Simmons-Court Church, Dublin

From the Dublin Penny Journal, Volume 1, Number 27, December 29, 1832

The present century in Ireland, may be characterised as a church and chapel-building one--and if posterity shall estimate us by the number of religious edifices which we have raised, we can hardly fail of being regarded as a pious people. How far that decision may be reconcileable with truth, it is not our business to enquire, but there is another judgment which will be formed in future ages on the evidence afforded by those structures, less subject to error, namely--the degree of civilization and taste in the Fine Arts, to which the present has arrived; and on this point we fear we shall have but slight claims on their respect, and that they will consider us as far inferior to those earlier ages which we are apt now to regard as barbarous. It is indeed unquestionable, that of all the numerous religious edifices now erecting, or lately erected in Ireland, there are but few, if any, in a pure and correct architectural style, and perhaps not one that could bear a comparison in beauty and symmetry, with many of the gothic structures of our ancestors.

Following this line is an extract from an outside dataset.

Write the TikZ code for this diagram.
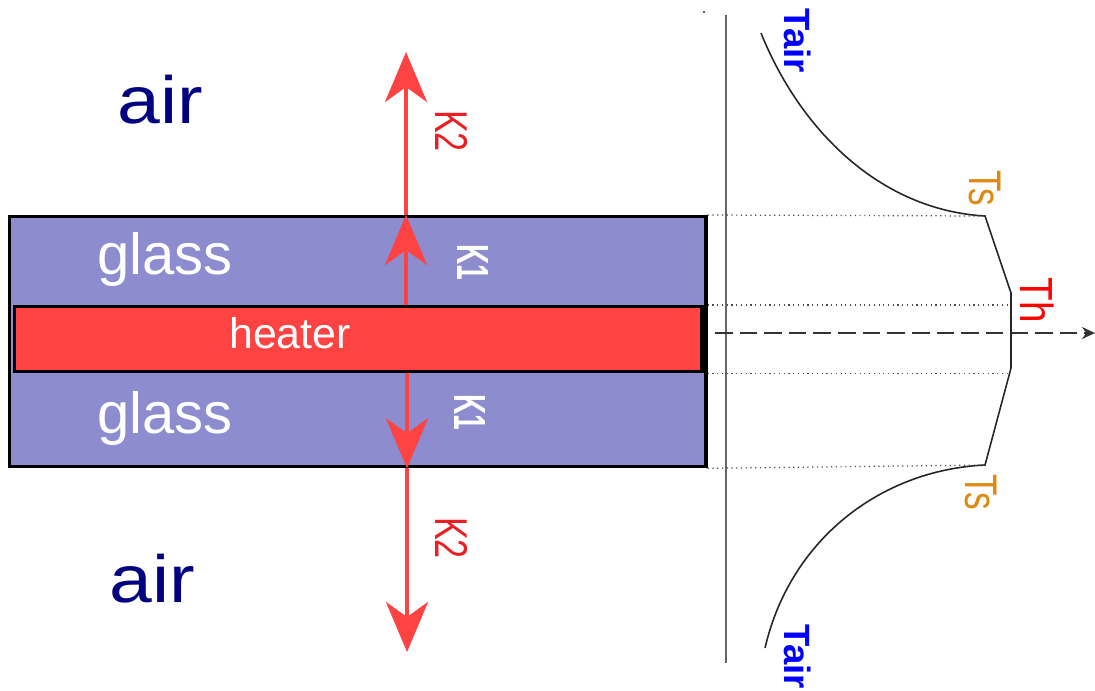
\documentclass[tikz,border=0pt]{standalone}
\usepackage{fontspec}
\setmainfont{Liberation Sans}
\usetikzlibrary{arrows.meta,positioning,calc}
\definecolor{glasscolor}{RGB}{140,140,206}
\definecolor{heatcolor}{RGB}{255,66,66}
\definecolor{aircolor}{RGB}{0,0,128}
\definecolor{surfcolor}{RGB}{222,138,18}
\definecolor{tempcolor}{RGB}{0,0,255}
\definecolor{kcolor}{RGB}{235,30,35}
\tikzset{
  layerbox/.style={draw=black, line width=0.9pt, anchor=north west, inner sep=0pt},
  fluxln/.style={-{Stealth[length=5mm,width=4.2mm,inset=1.5mm]}, line width=1.2pt, heatcolor},
  guideln/.style={densely dotted, line width=0.35pt, black!70},
  profileln/.style={line width=0.45pt, black!85},
  sidelbl/.style={rotate=-90, inner sep=0pt},
  bigtxt/.style={font=\fontsize{#1}{#1}\selectfont, inner sep=0pt, anchor=base},
}
\newcommand{\tall}[2]{\scalebox{1}[#1]{#2}}

\begin{document}
\begin{tikzpicture}[x=0.01cm, y=-0.01cm]
    \useasboundingbox (0,0) rectangle (1095,690);
    % layers
    \node[layerbox, fill=glasscolor, minimum width=6.96cm, minimum height=2.5cm] (glass) at (8,215) {};
    \node[layerbox, fill=heatcolor, minimum width=6.87cm, minimum height=0.65cm] (heater) at (13,305) {};
    \node[bigtxt=16.5pt, white] (glassTop) at (165,274) {glass};
    \node[bigtxt=16.5pt, white] (glassBot) at (165,433) {glass};
    \node[bigtxt=12.2pt, white] (heatTxt) at (290,348) {heater};
    \node[bigtxt=19pt, aircolor] (airTop) at (160,123) {\scalebox{1.15}[1]{air}};
    \node[bigtxt=19pt, aircolor] (airBot) at (152,602) {\scalebox{1.15}[1]{air}};
    % heat flux arrows
    \coordinate (kTop) at (406,52);
    \coordinate (kBot) at (407,652);
    \draw[fluxln] (heater.north -| kTop) -- (glass.north -| kTop);
    \draw[fluxln] (glass.north -| kTop) -- (kTop);
    \draw[fluxln] (heater.south -| kBot) -- (glass.south -| kBot);
    \draw[fluxln] (glass.south -| kBot) -- (kBot);
    \node[sidelbl, kcolor, font=\fontsize{9.7pt}{9.7pt}\selectfont] (kTwoTop) at (452,131) {\tall{1.35}{K2}};
    \node[sidelbl, kcolor, font=\fontsize{9.7pt}{9.7pt}\selectfont] (kTwoBot) at (452,538) {\tall{1.35}{K2}};
    \node[sidelbl, white, font=\bfseries\fontsize{8pt}{8pt}\selectfont] (kOneTop) at (473,262) {\tall{1.6}{K1}};
    \node[sidelbl, white, font=\bfseries\fontsize{8pt}{8pt}\selectfont] (kOneBot) at (470,412) {\tall{1.6}{K1}};
    % temperature axes
    \fill[black!80] (704,12) circle (1.2);
    \coordinate (axTop) at (726,15);
    \coordinate (axBot) at (726,663);
    \draw[line width=0.6pt, black!60] (axTop) -- (axBot);
    \coordinate (midL) at (715,333);
    \coordinate (midR) at (1095,333);
    \draw[line width=0.5pt, black!80, dash pattern=on 5pt off 2pt, -{Stealth[length=1.3mm,width=1.2mm]}] (midL) -- (midR);
    % temperature profile
    \coordinate (tairTop) at (761,33);
    \coordinate (tsTop) at (985,216);
    \coordinate (thTop) at (1011,293);
    \coordinate (thBot) at (1011,368);
    \coordinate (tsBot) at (985,465);
    \coordinate (tairBot) at (765,648);
    \draw[profileln] (tairTop) .. controls (800,130) and (880,210) .. (tsTop)
      -- (thTop) -- (thBot) -- (tsBot)
      .. controls (880,470) and (790,540) .. (tairBot);
    \draw[guideln] (glass.north east) -- (tsTop);
    \draw[guideln] (glass.east |- heater.north) -- (thTop |- heater.north);
    \draw[guideln] (glass.east |- heater.south) -- (thBot |- heater.south);
    \draw[guideln] (glass.south east) -- (tsBot);
    % profile labels
    \node[sidelbl, tempcolor, font=\bfseries\fontsize{10.4pt}{10.4pt}\selectfont] (tairTopLbl) at (798,41) {Tair};
    \node[sidelbl, tempcolor, font=\bfseries\fontsize{10.4pt}{10.4pt}\selectfont] (tairBotLbl) at (798,657) {Tair};
    \node[sidelbl, surfcolor, font=\fontsize{10pt}{10pt}\selectfont] (tsTopLbl) at (985,188) {\tall{1.3}{Ts}};
    \node[sidelbl, surfcolor, font=\fontsize{10pt}{10pt}\selectfont] (tsBotLbl) at (981,492) {\tall{1.3}{Ts}};
    \node[sidelbl, red, font=\fontsize{11pt}{11pt}\selectfont] (thLbl) at (1037,300) {\tall{1.2}{Th}};
  \end{tikzpicture}
\end{document}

These observations have been suggested by our prefixed illustration, which represents one of the numerous parish churches recently erected in the neighbourhood of the metropolis. We do not mean to deny, that, independently of reli-gious considerations, these churches are pleasing objects in their general effect, and that their slender spires are appropriate, and add beauty and interest to the pastoral scenery of the county; but when we examine them on a closer view, there is as much to offend as please the taste. With one or two exceptions, they are all in the one style--a kind of non-de-script and novel gothic, unlike every known ancient remain, and exhibiting as little skill in the harmonious arrangement of their parts, as acquaintance with the true forms of the pointed style of architecture. These remarks apply equally to the Roman Catholic churches, in the gothic or pointed style, re-cently erected within the diocese, but with this difference, that as they are generally of a simpler and less expensive construction, their faults are less glaring.

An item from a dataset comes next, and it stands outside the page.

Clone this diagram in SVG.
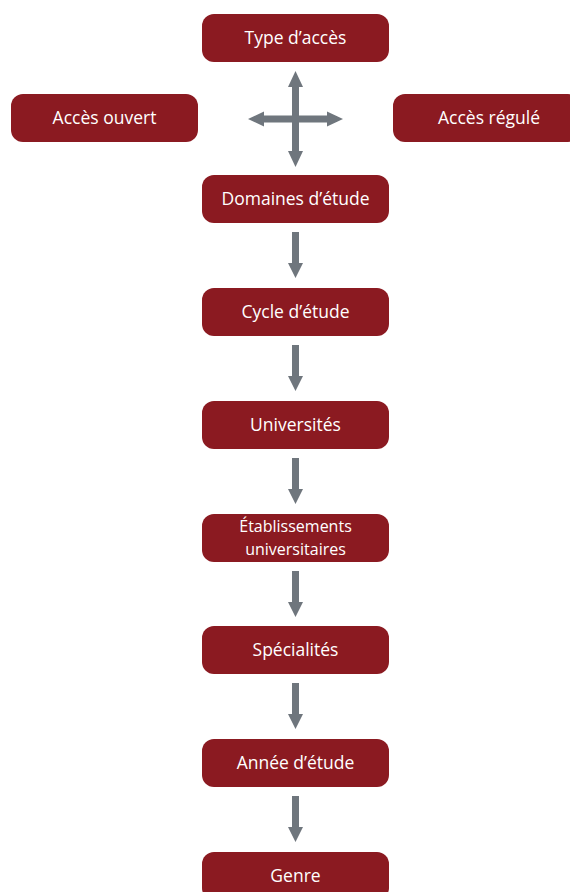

It should be understood that the architecture of a country is the truest criterion by which its taste in art can be estimated; because though the painter and sculptor may be supported and fostered into eminence by individual taste, the architect is patronised by communities. And until the public taste be so far improved as to enable it to discriminate between the characteristics of a genuine architect and a mere builder, we can expect no public edifice worthy the character of a refined nation. And we desire particularly to impress that the church architect, should be not only a man of taste and science, but also an architectural antiquary, intimately acquainted with all the peculiarities that characterize the different ages and styles of pointed and old English architecture, which are, in fact, as well marked as those of the Grecian orders; and that he should never be allowed an ad libitum license to indulge the fantastic vagaries of an eccentric taste, in violation of all the acknowledged principles of correct architectural style.